** Begin Collected material **
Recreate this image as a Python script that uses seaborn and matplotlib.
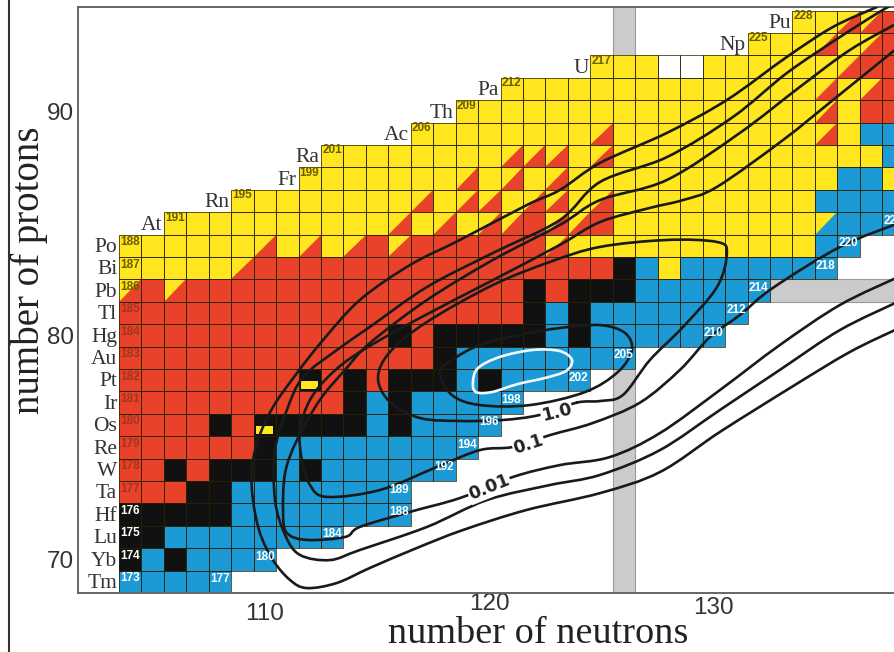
import numpy as np
import pandas as pd
import matplotlib
matplotlib.use("Agg")
import matplotlib.pyplot as plt
from matplotlib.colors import ListedColormap
from matplotlib.patches import Polygon, Rectangle, PathPatch
from matplotlib.collections import PatchCollection
from matplotlib.path import Path
from matplotlib.lines import Line2D
import matplotlib.transforms as mtransforms
import seaborn as sns

sns.set_theme(style="white")
plt.rcParams["font.family"] = ["DejaVu Sans"]

# ---------------------------------------------------------------- nuclide chart
# decay-mode codes, one character per isotope starting at the lightest one:
# y alpha, r beta+/EC, k stable, b beta-, w unknown,
# t alpha + beta+ (split cell), s alpha + beta- (split cell), j stable/long-lived alpha
element_symbols = ["Tm", "Yb", "Lu", "Hf", "Ta", "W", "Re", "Os", "Ir", "Pt", "Au", "Hg", "Tl",
                   "Pb", "Bi", "Po", "At", "Rn", "Fr", "Ra", "Ac", "Th", "Pa", "U", "Np", "Pu"]
proton_numbers = list(range(69, 95))
first_mass = [173, 174, 175, 176, 177, 178, 179, 180, 181, 182, 183, 184, 185,
              186, 187, 188, 191, 195, 199, 201, 206, 209, 212, 217, 225, 228]
row_modes = [
    "bbbbb",                                   # Tm
    "kbkbbbb",                                 # Yb
    "kkbbbbbbbb",                              # Lu
    "kkkkkbbbbbbbb",                           # Hf
    "rrrkkbbbbbbbb",                           # Ta
    "rrkrkkkbkbbbbbb",                         # W
    "rrrrrrkbbbbbbbbb",                        # Re
    "rrrrkrjkkkkbkbbbb",                       # Os
    "rrrrrrrrrrkbkbbbbb",                      # Ir
    "rrrrrrrrjrkrkkkbkbbbb",                   # Pt
    "rrrrrrrrrrrrrrkbbbbbbbb",                 # Au
    "rrrrrrrrrrrrkrkkkkkbkbbbbbb",             # Hg
    "rrrrrrrrrrrrrrrrrrkbkbbbbbbb",            # Tl
    "trtrrrrrrrrrrrrrrrkrkkkbbbbbb",           # Pb
    "yyyyytrrrrrrrrrrrrrrrrkbybbbbbbb",        # Bi
    "yyyyyytytytrtrrrrrrtyyyyyyyyyyybb",       # Po
    "yyyyyyyyyytytyttrttryyyyyyyyysbbb",       # At
    "yyyyyyyytyttyttytyyyyyyyyybbbb",          # Rn
    "yyyyyyytytytyyyyyyyyyyyybbyy",            # Fr
    "yyyyyyyytttytyyyyyyyyyyyyby",             # Ra
    "yyyyyyyytyyyyyyyyytybb",                  # Ac
    "yyyyyyyyyyyyyyyytyrr",                    # Th
    "yyyyyyyyyyyyyytytr",                      # Pa
    "yyywwyyyyyytrr",                          # U
    "yyytytr",                                 # Np
    "yyttr",                                   # Pu
]
# heaviest known isotopes on the neutron-rich side
last_Z = [69, 70, 71, 72, 73, 74, 75, 76, 77, 78, 79, 80, 81, 82, 83, 84, 85]
last_mass = [177, 180, 184, 188, 189, 192, 194, 196, 198, 202, 205, 210, 212, 214, 218, 220, 223]

# ------------------------------------------------------ cross-section contours
# (neutron number, proton number) along each line
contour_white_N = [119.27, 119.49, 120.47, 121.94, 123.14, 123.68, 123.41, 122.48, 121.27, 120.11, 119.40]
contour_white_Z = [77.92, 78.54, 79.04, 79.35, 79.30, 78.90, 78.41, 78.10, 77.83, 77.47, 77.47]

contour_10_N = [117.80, 118.33, 119.58, 121.81, 124.26, 125.73, 126.35, 126.04, 124.93, 123.14, 121.36, 119.58, 118.47]
contour_10_Z = [78.37, 77.34, 76.89, 76.89, 77.47, 78.37, 79.35, 80.11, 80.46, 80.33, 80.02, 79.57, 78.99]

contour_1_N = [123.90, 124.93, 125.95, 127.15, 128.62, 130.14, 130.58, 130.14, 127.91, 124.93, 122.70,
               120.16, 117.22, 115.57, 115.04, 115.57, 116.91, 118.69, 120.56, 122.25]
contour_1_Z = [77.00, 77.07, 77.34, 78.90, 80.37, 82.16, 83.68, 84.17, 84.26, 83.95, 83.28,
               82.25, 80.60, 79.26, 78.10, 77.03, 76.31, 76.18, 76.22, 76.45]

contour_01_N = [138.2, 135.62, 132.63, 131.16, 129.83, 128.49, 126.71, 124.61, 122.70, 121.05, 119.58,
                117.67, 115.13, 112.76, 112.01, 111.65, 111.56, 112.01, 112.90, 114.23, 116.91,
                120.16, 123.14, 124.93, 127.15, 128.62, 130.14, 133.08, 135.31, 138.2]
contour_01_Z = [85.0, 83.95, 82.12, 80.91, 79.93, 78.46, 77.00, 76.09, 75.55, 75.02, 74.88,
                74.13, 73.10, 72.79, 73.32, 74.44, 75.78, 77.12, 78.23, 79.26, 80.78,
                82.47, 84.04, 85.06, 85.69, 86.04, 86.63, 88.72, 90.51, 92.85]

contour_001_N = [138.2, 135.62, 132.94, 130.27, 127.60, 125.37, 123.14, 121.05, 118.69, 116.46, 114.23,
                 113.57, 111.87, 110.98, 110.81, 110.90, 111.43, 112.45, 113.57, 114.68, 117.22,
                 120.16, 123.14, 124.93, 127.91, 131.16, 133.83, 136.06, 138.2]
contour_001_Z = [82.6, 81.36, 79.57, 77.56, 75.64, 74.57, 74.21, 73.68, 72.74, 72.12, 71.45,
                 71.00, 70.87, 71.18, 72.07, 73.86, 75.33, 77.12, 78.46, 79.66, 81.58,
                 83.37, 84.93, 86.04, 86.94, 89.04, 91.09, 92.74, 93.95]

contour_0001_N = [138.2, 135.62, 132.94, 130.27, 127.60, 124.93, 122.70, 119.89, 117.22, 114.23, 112.90,
                  111.56, 110.90, 110.45, 110.45, 110.98, 111.70, 113.21, 114.68, 117.22, 120.16,
                  123.14, 124.93, 127.91, 130.85, 133.25, 135.62, 137.53, 138.2]
contour_0001_Z = [81.5, 80.24, 78.46, 76.67, 74.88, 73.77, 73.32, 72.65, 71.45, 70.42, 69.97,
                  70.20, 71.09, 72.65, 74.88, 76.67, 78.14, 79.35, 80.38, 82.16, 83.68,
                  85.15, 86.85, 87.96, 89.75, 91.71, 93.32, 94.53, 94.85]

contour_00001_N = [138.2, 136.06, 133.39, 130.27, 127.60, 124.93, 121.67, 118.82, 116.77, 114.68, 113.21,
                   111.87, 111.12, 110.36, 109.78, 109.47, 109.42, 109.69, 110.36, 111.43, 112.59,
                   114.23, 116.46, 118.69, 121.67, 123.14, 124.93, 127.91, 130.58, 133.25, 135.31, 137.27]
contour_00001_Z = [80.3, 79.26, 77.65, 75.69, 73.90, 72.96, 72.21, 71.31, 70.51, 69.62, 68.95,
                   68.72, 69.08, 69.97, 71.18, 72.65, 73.99, 75.33, 76.80, 78.32, 79.79,
                   81.58, 83.14, 84.26, 85.82, 86.49, 87.70, 89.04, 90.51, 92.43, 93.77, 94.66]

contour_labels = ["1.0", "0.1", "0.01"]
contour_label_N = [123.0, 121.75, 120.0]
contour_label_Z = [76.55, 75.12, 73.2]
contour_label_angle = [14, 18, 22]

# ---------------------------------------------------------------- colours
YELLOW = "#ffe61e"
RED = "#e8432a"
BLACK = "#111111"
BLUE = "#1c9ad6"
GRAY = "#cbcbcb"
mode_value = {"y": 0, "t": 0, "s": 0, "r": 1, "k": 2, "j": 2, "b": 3, "w": 4}
cmap = ListedColormap([YELLOW, RED, BLACK, BLUE, "#ffffff"])

N_MIN, N_MAX = 104, 138

grid = pd.DataFrame(np.nan, index=proton_numbers, columns=range(N_MIN, N_MAX + 1))
for Z, A0, modes in zip(proton_numbers, first_mass, row_modes):
    N0 = A0 - Z
    for i, m in enumerate(modes):
        grid.loc[Z, N0 + i] = mode_value[m]


def to_xy(N, Z):
    return np.asarray(N) - N_MIN + 0.5, np.asarray(Z) - proton_numbers[0] + 0.5


fig = plt.figure(figsize=(8.95, 6.52), dpi=100)
ax = fig.add_axes([78 / 895, 59 / 652, 817 / 895, 586 / 652])

# magic-number bands N = 126 and Z = 82 under the cells
x126, _ = to_xy(126, 82)
ax.add_patch(Rectangle((x126 - 0.5, -1), 1, 40, facecolor=GRAY, edgecolor="#9a9a9a",
                       lw=0.8, zorder=0.2))
xb, y82 = to_xy(133, 82)
ax.add_patch(Rectangle((xb - 0.5, y82 - 0.5), 20, 1, facecolor=GRAY, edgecolor="#9a9a9a",
                       lw=0.8, zorder=0.2))

sns.heatmap(grid, ax=ax, cmap=cmap, vmin=-0.5, vmax=4.5, cbar=False, mask=grid.isna(),
            linewidths=0, xticklabels=False, yticklabels=False)

# split and marked cells, then the cell outlines
line_rgba = (0.16, 0.13, 0.02, 0.75)
outlines = []
for Z, A0, modes in zip(proton_numbers, first_mass, row_modes):
    N0 = A0 - Z
    for i, m in enumerate(modes):
        x0, y0 = N0 + i - N_MIN, Z - proton_numbers[0]
        outlines.append(Rectangle((x0, y0), 1, 1))
        if m in "ts":
            ax.add_patch(Polygon([(x0, y0), (x0 + 1, y0), (x0 + 1, y0 + 1)], closed=True,
                                 facecolor=RED if m == "t" else BLUE, edgecolor="none", zorder=2))
        elif m == "j":
            ax.add_patch(Rectangle((x0 + 0.12, y0 + 0.12), 0.76, 0.34, facecolor=YELLOW,
                                   edgecolor="none", zorder=2))
ax.add_collection(PatchCollection(outlines, facecolor="none", edgecolor=line_rgba,
                                  linewidth=0.7, zorder=2.1))


def smooth_path(xs, ys, closed=False):
    P = np.column_stack([xs, ys])
    if closed:
        Q = np.vstack([P[-1], P, P[0], P[1]])
    else:
        Q = np.vstack([P[0], P, P[-1]])
    verts, codes = [Q[1]], [Path.MOVETO]
    for i in range(1, len(Q) - 2):
        p0, p1, p2, p3 = Q[i - 1], Q[i], Q[i + 1], Q[i + 2]
        verts += [p1 + (p2 - p0) / 6.0, p2 - (p3 - p1) / 6.0, p2]
        codes += [Path.CURVE4] * 3
    return Path(verts, codes)


lines = [
    (contour_00001_N, contour_00001_Z, False, "#1a1a1a"),
    (contour_0001_N, contour_0001_Z, False, "#1a1a1a"),
    (contour_001_N, contour_001_Z, False, "#1a1a1a"),
    (contour_01_N, contour_01_Z, False, "#1a1a1a"),
    (contour_1_N, contour_1_Z, True, "#1a1a1a"),
    (contour_10_N, contour_10_Z, True, "#1a1a1a"),
    (contour_white_N, contour_white_Z, True, "#f4f8ff"),
]
for Ns, Zs, closed, col in lines:
    x, y = to_xy(Ns, Zs)
    ax.add_patch(PathPatch(smooth_path(x, y, closed), facecolor="none", edgecolor=col,
                           lw=1.9, zorder=4, capstyle="round", joinstyle="round"))

for txt, N, Z, ang in zip(contour_labels, contour_label_N, contour_label_Z, contour_label_angle):
    x, y = to_xy(N, Z)
    ax.text(x, y, txt, rotation=ang, ha="center", va="center", fontsize=12.5,
            fontweight="bold", color="#222222", zorder=5,
            bbox=dict(facecolor="white", edgecolor="none", pad=0.6))

# element symbols and mass numbers
label_color = {"y": "#6b5e00", "t": "#6b5e00", "s": "#6b5e00", "r": "#a8321c",
               "k": "white", "j": "white", "b": "white", "w": "#555555"}
for sym, Z, A0, modes in zip(element_symbols, proton_numbers, first_mass, row_modes):
    N0 = A0 - Z
    x0, y0 = N0 - N_MIN, Z - proton_numbers[0]
    ax.text(x0 - 0.08, y0 + 0.42, sym, ha="right", va="center", fontsize=15.5,
            family="Liberation Serif", color="#333333", zorder=5)
    ax.text(x0 + 0.05, y0 + (0.66 if Z < 85 else 0.76), str(A0), ha="left", va="center",
            fontsize=8.5, family="Liberation Sans", fontweight="bold",
            color=label_color[modes[0]], zorder=5)
for Z, A in zip(last_Z, last_mass):
    N = A - Z
    x0, y0 = N - N_MIN, Z - proton_numbers[0]
    ax.text(x0 + 0.05, y0 + 0.62, str(A), ha="left", va="center", fontsize=8.5,
            family="Liberation Sans", color="white", fontweight="bold", zorder=5, clip_on=True)

ax.set_xlim(-1.826, 34.57)
ax.set_ylim(0, 26.16)

tick_N = [110, 120, 130]
tick_Z = [70, 80, 90]
ax.set_xticks([n - N_MIN + 0.5 for n in tick_N])
ax.set_xticklabels([str(n) for n in tick_N], fontsize=17.5, color="#333333", family="Liberation Sans")
ax.set_yticks([z - proton_numbers[0] + 0.5 for z in tick_Z])
ax.set_yticklabels([str(z) for z in tick_Z], fontsize=17.5, color="#333333", family="Liberation Sans")
ax.tick_params(axis="both", length=0, pad=4)
ax.tick_params(axis="y", pad=3)
# the hand-set neutron labels sit at slightly different heights
for lab, dy in zip(ax.get_xticklabels(), [-4, 6, 2]):
    lab.set_transform(lab.get_transform() + mtransforms.ScaledTranslation(0, dy / 100, fig.dpi_scale_trans))

for side in ["left", "top", "bottom"]:
    ax.spines[side].set_visible(True)
    ax.spines[side].set_color("#666666")
    ax.spines[side].set_linewidth(1.4)
ax.spines["right"].set_visible(False)

fig.text(538 / 895, 9 / 652, "number of neutrons", ha="center", va="baseline",
         fontsize=27.5, family="Liberation Serif", color="#222222")
fig.text(29 / 895, (652 - 270) / 652, "number of protons", ha="center", va="center",
         rotation=90, fontsize=28, family="Liberation Serif", color="#222222")
fig.add_artist(Line2D([9 / 895, 9 / 895], [0, 1], color="#333333", lw=1.5))

fig.savefig("out.png", dpi=100, facecolor="white")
** End Collected material **
What is expected:
Which lines of the data include "matplotlib"? Copy each of them.

Result for this exercise:
Recreate this image as a Python script that uses seaborn and matplotlib.
import matplotlib
matplotlib.use("Agg")
import matplotlib.pyplot as plt
from matplotlib.colors import ListedColormap
from matplotlib.patches import Polygon, Rectangle, PathPatch
from matplotlib.collections import PatchCollection
from matplotlib.path import Path
from matplotlib.lines import Line2D
import matplotlib.transforms as mtransforms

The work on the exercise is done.